**Aim of the exercise:**
Leaving out every picture, quote the data below exactly as it appears.
begin Collected material
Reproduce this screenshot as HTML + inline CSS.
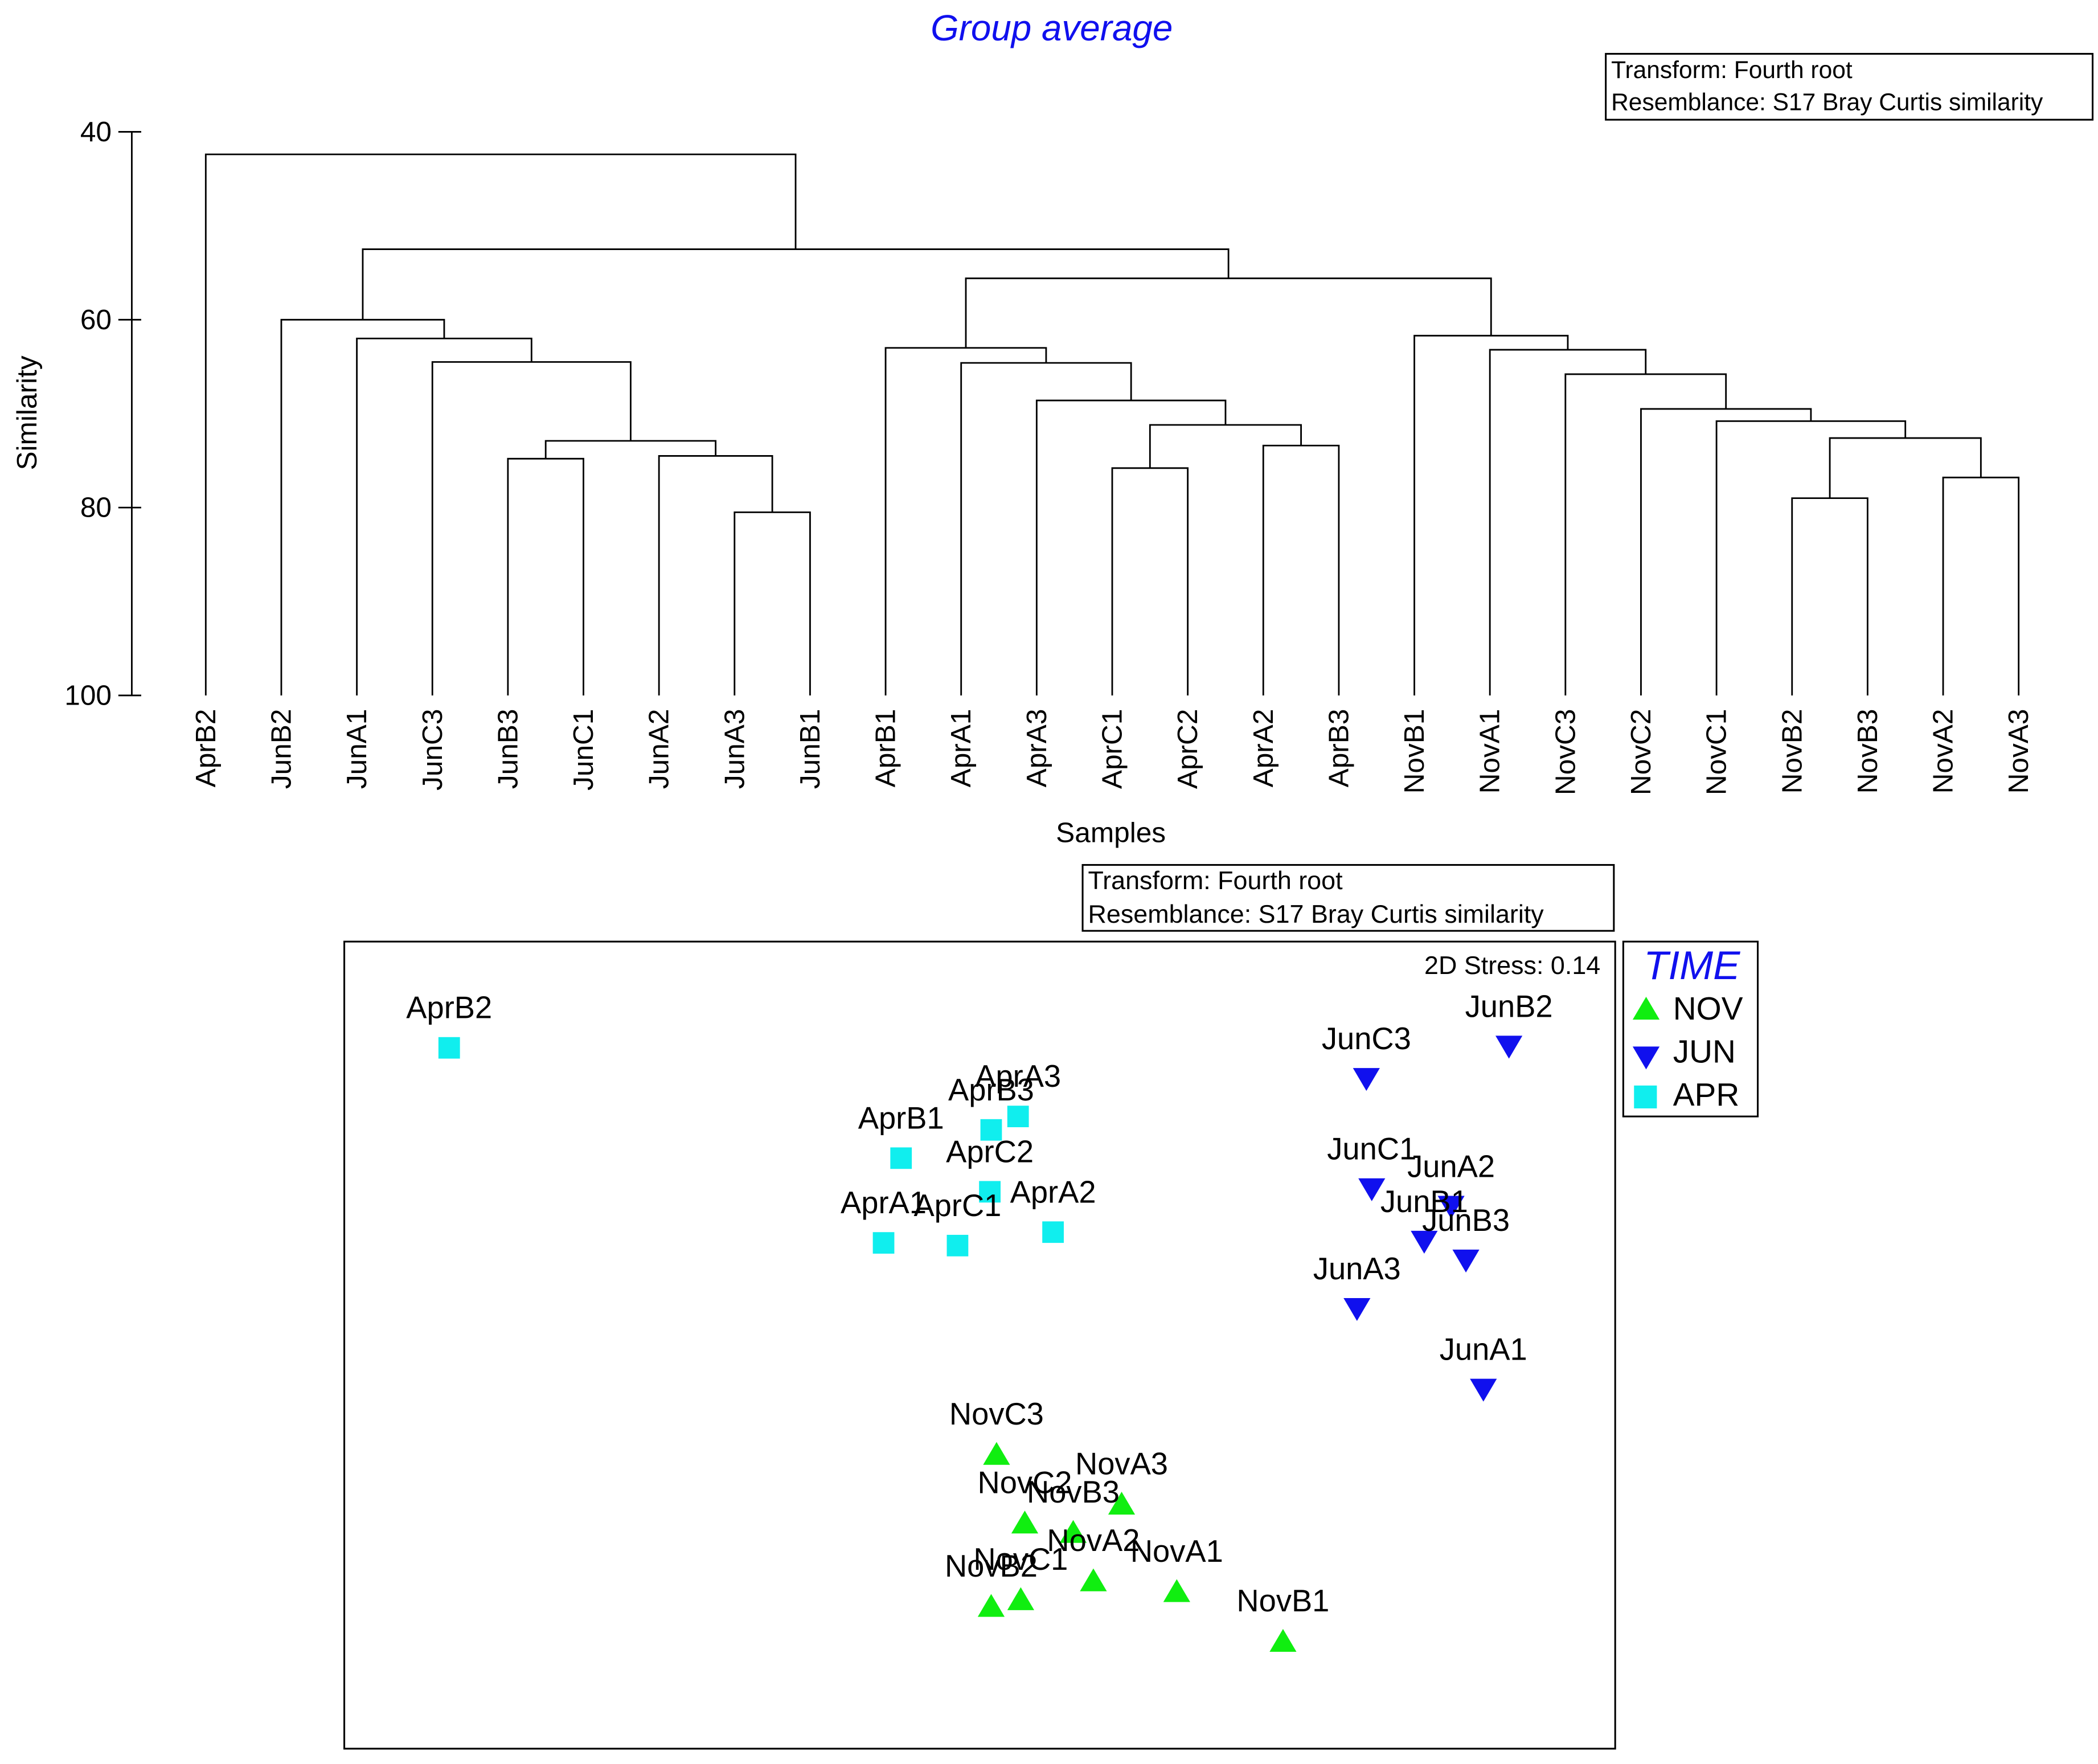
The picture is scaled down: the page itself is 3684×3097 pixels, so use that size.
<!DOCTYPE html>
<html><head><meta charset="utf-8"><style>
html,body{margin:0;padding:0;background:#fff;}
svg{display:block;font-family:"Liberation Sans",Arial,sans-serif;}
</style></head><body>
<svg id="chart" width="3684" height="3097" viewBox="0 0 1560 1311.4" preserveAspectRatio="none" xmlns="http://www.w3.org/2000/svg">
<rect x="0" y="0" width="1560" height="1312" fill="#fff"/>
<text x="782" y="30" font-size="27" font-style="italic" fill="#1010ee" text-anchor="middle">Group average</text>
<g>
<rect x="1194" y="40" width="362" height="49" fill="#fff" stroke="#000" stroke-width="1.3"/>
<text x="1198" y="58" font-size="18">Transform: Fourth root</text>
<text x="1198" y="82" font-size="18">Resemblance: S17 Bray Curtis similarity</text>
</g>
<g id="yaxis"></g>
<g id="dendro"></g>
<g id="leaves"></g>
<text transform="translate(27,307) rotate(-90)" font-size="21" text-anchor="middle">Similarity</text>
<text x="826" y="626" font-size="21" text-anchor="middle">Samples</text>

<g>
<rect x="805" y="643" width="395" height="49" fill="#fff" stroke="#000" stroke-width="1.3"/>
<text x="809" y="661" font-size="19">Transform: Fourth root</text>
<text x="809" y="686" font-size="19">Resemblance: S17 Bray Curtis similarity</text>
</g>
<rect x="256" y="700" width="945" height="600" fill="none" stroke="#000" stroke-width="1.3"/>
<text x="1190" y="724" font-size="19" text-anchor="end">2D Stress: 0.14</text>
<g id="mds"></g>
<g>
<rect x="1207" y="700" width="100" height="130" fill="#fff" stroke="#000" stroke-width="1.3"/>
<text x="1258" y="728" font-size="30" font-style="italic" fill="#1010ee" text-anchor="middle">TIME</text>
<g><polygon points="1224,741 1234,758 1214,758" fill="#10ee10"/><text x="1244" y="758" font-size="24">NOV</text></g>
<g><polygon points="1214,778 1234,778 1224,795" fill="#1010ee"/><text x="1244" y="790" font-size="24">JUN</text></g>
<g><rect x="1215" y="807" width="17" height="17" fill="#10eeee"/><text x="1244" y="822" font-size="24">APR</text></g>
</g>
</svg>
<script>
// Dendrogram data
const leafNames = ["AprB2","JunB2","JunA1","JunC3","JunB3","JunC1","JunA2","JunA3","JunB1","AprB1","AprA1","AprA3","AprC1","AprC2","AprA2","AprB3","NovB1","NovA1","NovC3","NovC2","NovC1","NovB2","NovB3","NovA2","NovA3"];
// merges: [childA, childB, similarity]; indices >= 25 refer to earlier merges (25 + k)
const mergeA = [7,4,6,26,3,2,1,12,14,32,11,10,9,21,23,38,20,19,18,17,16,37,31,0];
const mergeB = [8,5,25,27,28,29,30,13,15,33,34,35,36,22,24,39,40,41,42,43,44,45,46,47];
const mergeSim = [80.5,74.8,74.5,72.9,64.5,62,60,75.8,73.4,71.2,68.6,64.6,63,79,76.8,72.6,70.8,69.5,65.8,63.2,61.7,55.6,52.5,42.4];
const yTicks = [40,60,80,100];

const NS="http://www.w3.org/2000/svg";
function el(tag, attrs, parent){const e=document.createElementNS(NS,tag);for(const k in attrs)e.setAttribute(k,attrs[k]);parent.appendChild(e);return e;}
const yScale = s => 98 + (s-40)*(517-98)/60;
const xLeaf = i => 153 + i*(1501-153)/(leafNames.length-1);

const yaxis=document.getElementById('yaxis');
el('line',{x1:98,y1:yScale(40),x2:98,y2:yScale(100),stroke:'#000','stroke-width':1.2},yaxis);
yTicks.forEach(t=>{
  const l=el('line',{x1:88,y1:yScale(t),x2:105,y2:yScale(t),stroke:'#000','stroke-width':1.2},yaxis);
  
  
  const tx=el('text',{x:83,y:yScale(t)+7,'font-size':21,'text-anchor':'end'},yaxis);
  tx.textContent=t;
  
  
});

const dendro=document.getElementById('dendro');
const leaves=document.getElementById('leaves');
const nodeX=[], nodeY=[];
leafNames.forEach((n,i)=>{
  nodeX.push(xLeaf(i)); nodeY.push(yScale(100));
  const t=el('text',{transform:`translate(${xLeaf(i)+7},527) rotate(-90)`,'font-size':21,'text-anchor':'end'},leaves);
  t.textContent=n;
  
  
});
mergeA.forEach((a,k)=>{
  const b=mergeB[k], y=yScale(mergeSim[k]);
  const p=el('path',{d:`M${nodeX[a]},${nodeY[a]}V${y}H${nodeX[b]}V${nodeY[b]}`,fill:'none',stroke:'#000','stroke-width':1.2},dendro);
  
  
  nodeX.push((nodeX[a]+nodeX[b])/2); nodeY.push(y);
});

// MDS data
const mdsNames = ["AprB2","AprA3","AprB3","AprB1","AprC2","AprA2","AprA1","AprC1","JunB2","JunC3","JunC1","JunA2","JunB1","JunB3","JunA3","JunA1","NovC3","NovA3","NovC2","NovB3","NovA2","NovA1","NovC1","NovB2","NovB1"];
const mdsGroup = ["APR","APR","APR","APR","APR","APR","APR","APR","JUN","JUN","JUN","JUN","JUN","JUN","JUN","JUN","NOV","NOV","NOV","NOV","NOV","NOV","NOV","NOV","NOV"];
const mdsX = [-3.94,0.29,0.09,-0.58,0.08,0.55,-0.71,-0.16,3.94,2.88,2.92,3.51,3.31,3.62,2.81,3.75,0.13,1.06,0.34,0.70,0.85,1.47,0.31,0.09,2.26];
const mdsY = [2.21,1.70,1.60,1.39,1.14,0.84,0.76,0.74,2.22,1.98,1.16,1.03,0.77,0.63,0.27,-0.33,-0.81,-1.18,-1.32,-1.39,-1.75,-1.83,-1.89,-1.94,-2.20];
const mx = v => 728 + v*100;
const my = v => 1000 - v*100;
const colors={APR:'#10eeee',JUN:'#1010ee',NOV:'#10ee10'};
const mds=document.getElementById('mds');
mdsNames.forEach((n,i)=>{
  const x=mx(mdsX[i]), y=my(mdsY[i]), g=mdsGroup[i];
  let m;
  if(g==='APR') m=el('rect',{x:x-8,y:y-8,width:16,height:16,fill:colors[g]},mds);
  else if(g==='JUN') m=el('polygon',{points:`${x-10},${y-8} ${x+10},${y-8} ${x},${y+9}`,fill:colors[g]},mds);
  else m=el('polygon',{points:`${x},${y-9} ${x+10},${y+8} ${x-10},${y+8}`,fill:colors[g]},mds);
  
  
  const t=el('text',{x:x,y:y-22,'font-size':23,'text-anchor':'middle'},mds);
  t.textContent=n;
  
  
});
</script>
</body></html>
end Collected material
**Response to this task:**
Reproduce this screenshot as HTML + inline CSS.
The picture is scaled down: the page itself is 3684×3097 pixels, so use that size.
<!DOCTYPE html>
<html><head><meta charset="utf-8"><style>
html,body{margin:0;padding:0;background:#fff;}
svg{display:block;font-family:"Liberation Sans",Arial,sans-serif;}
</style></head><body>
<svg id="chart" width="3684" height="3097" viewBox="0 0 1560 1311.4" preserveAspectRatio="none" xmlns="http://www.w3.org/2000/svg">
<rect x="0" y="0" width="1560" height="1312" fill="#fff"/>
<text x="782" y="30" font-size="27" font-style="italic" fill="#1010ee" text-anchor="middle">Group average</text>
<g>
<rect x="1194" y="40" width="362" height="49" fill="#fff" stroke="#000" stroke-width="1.3"/>
<text x="1198" y="58" font-size="18">Transform: Fourth root</text>
<text x="1198" y="82" font-size="18">Resemblance: S17 Bray Curtis similarity</text>
</g>
<g id="yaxis"></g>
<g id="dendro"></g>
<g id="leaves"></g>
<text transform="translate(27,307) rotate(-90)" font-size="21" text-anchor="middle">Similarity</text>
<text x="826" y="626" font-size="21" text-anchor="middle">Samples</text>

<g>
<rect x="805" y="643" width="395" height="49" fill="#fff" stroke="#000" stroke-width="1.3"/>
<text x="809" y="661" font-size="19">Transform: Fourth root</text>
<text x="809" y="686" font-size="19">Resemblance: S17 Bray Curtis similarity</text>
</g>
<rect x="256" y="700" width="945" height="600" fill="none" stroke="#000" stroke-width="1.3"/>
<text x="1190" y="724" font-size="19" text-anchor="end">2D Stress: 0.14</text>
<g id="mds"></g>
<g>
<rect x="1207" y="700" width="100" height="130" fill="#fff" stroke="#000" stroke-width="1.3"/>
<text x="1258" y="728" font-size="30" font-style="italic" fill="#1010ee" text-anchor="middle">TIME</text>
<g><polygon points="1224,741 1234,758 1214,758" fill="#10ee10"/><text x="1244" y="758" font-size="24">NOV</text></g>
<g><polygon points="1214,778 1234,778 1224,795" fill="#1010ee"/><text x="1244" y="790" font-size="24">JUN</text></g>
<g><rect x="1215" y="807" width="17" height="17" fill="#10eeee"/><text x="1244" y="822" font-size="24">APR</text></g>
</g>
</svg>
<script>
// Dendrogram data
const leafNames = ["AprB2","JunB2","JunA1","JunC3","JunB3","JunC1","JunA2","JunA3","JunB1","AprB1","AprA1","AprA3","AprC1","AprC2","AprA2","AprB3","NovB1","NovA1","NovC3","NovC2","NovC1","NovB2","NovB3","NovA2","NovA3"];
// merges: [childA, childB, similarity]; indices >= 25 refer to earlier merges (25 + k)
const mergeA = [7,4,6,26,3,2,1,12,14,32,11,10,9,21,23,38,20,19,18,17,16,37,31,0];
const mergeB = [8,5,25,27,28,29,30,13,15,33,34,35,36,22,24,39,40,41,42,43,44,45,46,47];
const mergeSim = [80.5,74.8,74.5,72.9,64.5,62,60,75.8,73.4,71.2,68.6,64.6,63,79,76.8,72.6,70.8,69.5,65.8,63.2,61.7,55.6,52.5,42.4];
const yTicks = [40,60,80,100];

const NS="http://www.w3.org/2000/svg";
function el(tag, attrs, parent){const e=document.createElementNS(NS,tag);for(const k in attrs)e.setAttribute(k,attrs[k]);parent.appendChild(e);return e;}
const yScale = s => 98 + (s-40)*(517-98)/60;
const xLeaf = i => 153 + i*(1501-153)/(leafNames.length-1);

const yaxis=document.getElementById('yaxis');
el('line',{x1:98,y1:yScale(40),x2:98,y2:yScale(100),stroke:'#000','stroke-width':1.2},yaxis);
yTicks.forEach(t=>{
  const l=el('line',{x1:88,y1:yScale(t),x2:105,y2:yScale(t),stroke:'#000','stroke-width':1.2},yaxis);
  
  
  const tx=el('text',{x:83,y:yScale(t)+7,'font-size':21,'text-anchor':'end'},yaxis);
  tx.textContent=t;
  
  
});

const dendro=document.getElementById('dendro');
const leaves=document.getElementById('leaves');
const nodeX=[], nodeY=[];
leafNames.forEach((n,i)=>{
  nodeX.push(xLeaf(i)); nodeY.push(yScale(100));
  const t=el('text',{transform:`translate(${xLeaf(i)+7},527) rotate(-90)`,'font-size':21,'text-anchor':'end'},leaves);
  t.textContent=n;
  
  
});
mergeA.forEach((a,k)=>{
  const b=mergeB[k], y=yScale(mergeSim[k]);
  const p=el('path',{d:`M${nodeX[a]},${nodeY[a]}V${y}H${nodeX[b]}V${nodeY[b]}`,fill:'none',stroke:'#000','stroke-width':1.2},dendro);
  
  
  nodeX.push((nodeX[a]+nodeX[b])/2); nodeY.push(y);
});

// MDS data
const mdsNames = ["AprB2","AprA3","AprB3","AprB1","AprC2","AprA2","AprA1","AprC1","JunB2","JunC3","JunC1","JunA2","JunB1","JunB3","JunA3","JunA1","NovC3","NovA3","NovC2","NovB3","NovA2","NovA1","NovC1","NovB2","NovB1"];
const mdsGroup = ["APR","APR","APR","APR","APR","APR","APR","APR","JUN","JUN","JUN","JUN","JUN","JUN","JUN","JUN","NOV","NOV","NOV","NOV","NOV","NOV","NOV","NOV","NOV"];
const mdsX = [-3.94,0.29,0.09,-0.58,0.08,0.55,-0.71,-0.16,3.94,2.88,2.92,3.51,3.31,3.62,2.81,3.75,0.13,1.06,0.34,0.70,0.85,1.47,0.31,0.09,2.26];
const mdsY = [2.21,1.70,1.60,1.39,1.14,0.84,0.76,0.74,2.22,1.98,1.16,1.03,0.77,0.63,0.27,-0.33,-0.81,-1.18,-1.32,-1.39,-1.75,-1.83,-1.89,-1.94,-2.20];
const mx = v => 728 + v*100;
const my = v => 1000 - v*100;
const colors={APR:'#10eeee',JUN:'#1010ee',NOV:'#10ee10'};
const mds=document.getElementById('mds');
mdsNames.forEach((n,i)=>{
  const x=mx(mdsX[i]), y=my(mdsY[i]), g=mdsGroup[i];
  let m;
  if(g==='APR') m=el('rect',{x:x-8,y:y-8,width:16,height:16,fill:colors[g]},mds);
  else if(g==='JUN') m=el('polygon',{points:`${x-10},${y-8} ${x+10},${y-8} ${x},${y+9}`,fill:colors[g]},mds);
  else m=el('polygon',{points:`${x},${y-9} ${x+10},${y+8} ${x-10},${y+8}`,fill:colors[g]},mds);
  
  
  const t=el('text',{x:x,y:y-22,'font-size':23,'text-anchor':'middle'},mds);
  t.textContent=n;
  
  
});
</script>
</body></html>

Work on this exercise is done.